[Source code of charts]
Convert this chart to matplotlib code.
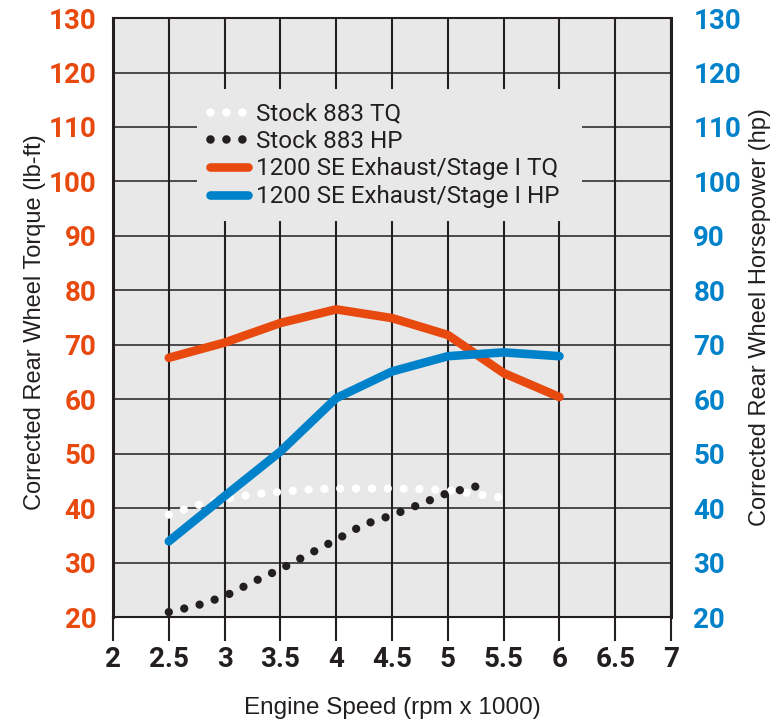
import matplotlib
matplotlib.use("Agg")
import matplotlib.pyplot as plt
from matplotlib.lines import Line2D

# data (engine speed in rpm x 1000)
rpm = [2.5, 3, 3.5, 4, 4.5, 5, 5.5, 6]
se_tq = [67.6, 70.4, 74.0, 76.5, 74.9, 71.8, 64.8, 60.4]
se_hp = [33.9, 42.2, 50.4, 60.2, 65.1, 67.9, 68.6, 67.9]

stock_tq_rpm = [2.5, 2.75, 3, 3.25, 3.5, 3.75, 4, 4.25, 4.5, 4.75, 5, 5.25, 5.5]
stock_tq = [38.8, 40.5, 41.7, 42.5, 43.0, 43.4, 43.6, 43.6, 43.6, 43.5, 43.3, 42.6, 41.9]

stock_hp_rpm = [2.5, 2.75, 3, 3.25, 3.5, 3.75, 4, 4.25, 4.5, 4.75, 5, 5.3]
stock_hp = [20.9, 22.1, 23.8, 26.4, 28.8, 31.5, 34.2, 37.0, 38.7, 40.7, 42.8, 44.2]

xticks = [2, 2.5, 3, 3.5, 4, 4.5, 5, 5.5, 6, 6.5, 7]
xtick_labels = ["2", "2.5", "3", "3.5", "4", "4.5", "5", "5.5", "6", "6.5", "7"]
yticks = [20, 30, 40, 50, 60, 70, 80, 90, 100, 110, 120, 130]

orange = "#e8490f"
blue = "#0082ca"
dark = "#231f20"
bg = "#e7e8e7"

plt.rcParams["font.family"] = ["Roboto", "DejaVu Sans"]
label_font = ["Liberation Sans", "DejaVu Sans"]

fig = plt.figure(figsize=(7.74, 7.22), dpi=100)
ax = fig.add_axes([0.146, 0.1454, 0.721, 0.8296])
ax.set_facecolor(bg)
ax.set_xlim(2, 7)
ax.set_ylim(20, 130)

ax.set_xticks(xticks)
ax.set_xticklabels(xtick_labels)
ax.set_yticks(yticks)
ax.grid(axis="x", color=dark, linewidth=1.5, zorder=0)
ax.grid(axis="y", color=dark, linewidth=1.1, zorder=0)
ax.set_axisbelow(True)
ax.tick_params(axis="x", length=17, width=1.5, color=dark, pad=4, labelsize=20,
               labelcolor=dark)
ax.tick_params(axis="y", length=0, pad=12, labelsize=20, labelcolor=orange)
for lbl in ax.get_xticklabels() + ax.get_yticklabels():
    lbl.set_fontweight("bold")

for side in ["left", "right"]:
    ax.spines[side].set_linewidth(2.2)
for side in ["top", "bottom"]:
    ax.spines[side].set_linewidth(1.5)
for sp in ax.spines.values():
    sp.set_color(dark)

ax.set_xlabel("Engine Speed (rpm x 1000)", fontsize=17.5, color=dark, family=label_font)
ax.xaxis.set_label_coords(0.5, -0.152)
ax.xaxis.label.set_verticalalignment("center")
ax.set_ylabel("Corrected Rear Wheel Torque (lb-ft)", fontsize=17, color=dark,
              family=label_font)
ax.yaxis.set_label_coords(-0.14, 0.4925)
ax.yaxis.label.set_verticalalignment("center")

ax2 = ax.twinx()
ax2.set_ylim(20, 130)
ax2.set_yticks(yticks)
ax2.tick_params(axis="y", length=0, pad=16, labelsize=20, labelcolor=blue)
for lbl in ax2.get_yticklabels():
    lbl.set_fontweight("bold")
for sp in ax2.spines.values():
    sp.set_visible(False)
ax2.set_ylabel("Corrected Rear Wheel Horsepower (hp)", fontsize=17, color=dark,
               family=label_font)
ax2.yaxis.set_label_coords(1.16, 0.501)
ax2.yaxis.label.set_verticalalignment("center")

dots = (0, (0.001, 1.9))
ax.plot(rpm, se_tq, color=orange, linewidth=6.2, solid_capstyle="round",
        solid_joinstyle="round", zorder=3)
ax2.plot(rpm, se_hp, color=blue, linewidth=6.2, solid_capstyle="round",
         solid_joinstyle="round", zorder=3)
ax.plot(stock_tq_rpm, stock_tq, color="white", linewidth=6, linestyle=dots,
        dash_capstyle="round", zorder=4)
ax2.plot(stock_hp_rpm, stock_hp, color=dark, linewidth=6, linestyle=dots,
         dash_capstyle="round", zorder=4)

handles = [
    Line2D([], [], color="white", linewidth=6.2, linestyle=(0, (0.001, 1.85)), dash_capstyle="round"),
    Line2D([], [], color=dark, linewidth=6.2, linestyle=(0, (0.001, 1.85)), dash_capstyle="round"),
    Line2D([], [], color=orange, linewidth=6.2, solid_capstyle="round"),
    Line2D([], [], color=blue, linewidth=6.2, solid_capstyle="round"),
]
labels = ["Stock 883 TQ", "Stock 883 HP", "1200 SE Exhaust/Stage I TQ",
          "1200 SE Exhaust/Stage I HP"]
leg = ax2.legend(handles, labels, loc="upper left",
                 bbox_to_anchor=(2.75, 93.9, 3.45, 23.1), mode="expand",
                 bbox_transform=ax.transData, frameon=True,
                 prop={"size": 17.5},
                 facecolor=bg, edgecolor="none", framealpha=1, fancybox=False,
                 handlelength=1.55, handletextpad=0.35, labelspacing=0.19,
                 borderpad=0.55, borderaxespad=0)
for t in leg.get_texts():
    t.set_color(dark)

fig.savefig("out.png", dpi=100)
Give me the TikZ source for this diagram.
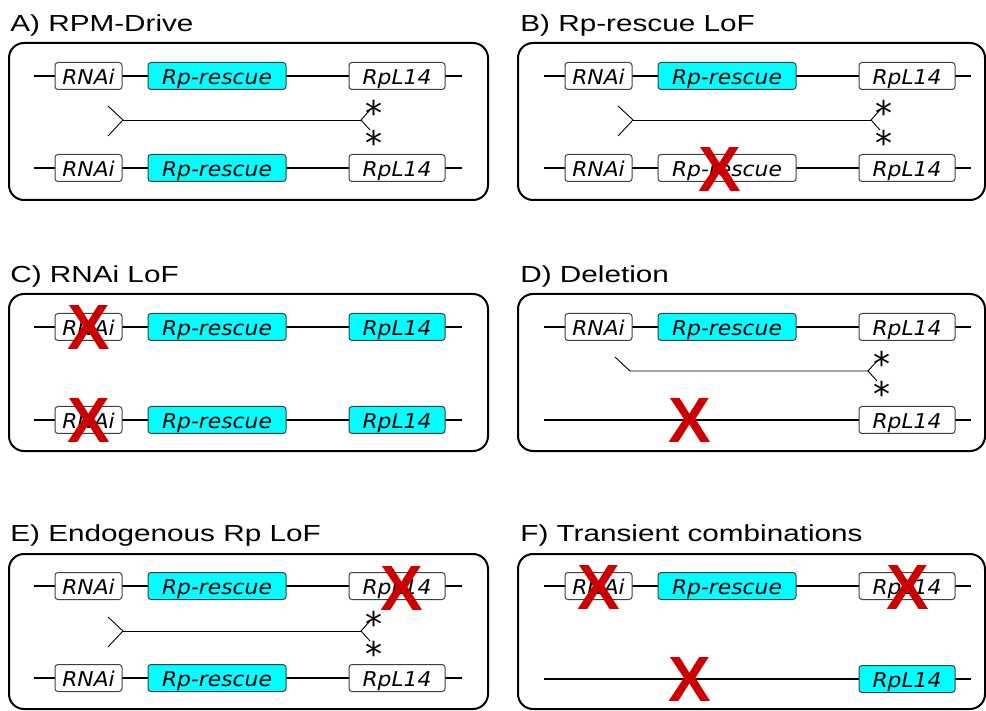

[YOUR OBJECTIVE]
Leave out the pictures and restate, word for word, the lines from the top of the data through the line containing "se_hp = [33.9, 42.2, 50.4, 60.2, 65.1, 67.9, 68.6, 67.9]", both included.

[RESPONSE]
Convert this chart to matplotlib code.
import matplotlib
matplotlib.use("Agg")
import matplotlib.pyplot as plt
from matplotlib.lines import Line2D

# data (engine speed in rpm x 1000)
rpm = [2.5, 3, 3.5, 4, 4.5, 5, 5.5, 6]
se_tq = [67.6, 70.4, 74.0, 76.5, 74.9, 71.8, 64.8, 60.4]
se_hp = [33.9, 42.2, 50.4, 60.2, 65.1, 67.9, 68.6, 67.9]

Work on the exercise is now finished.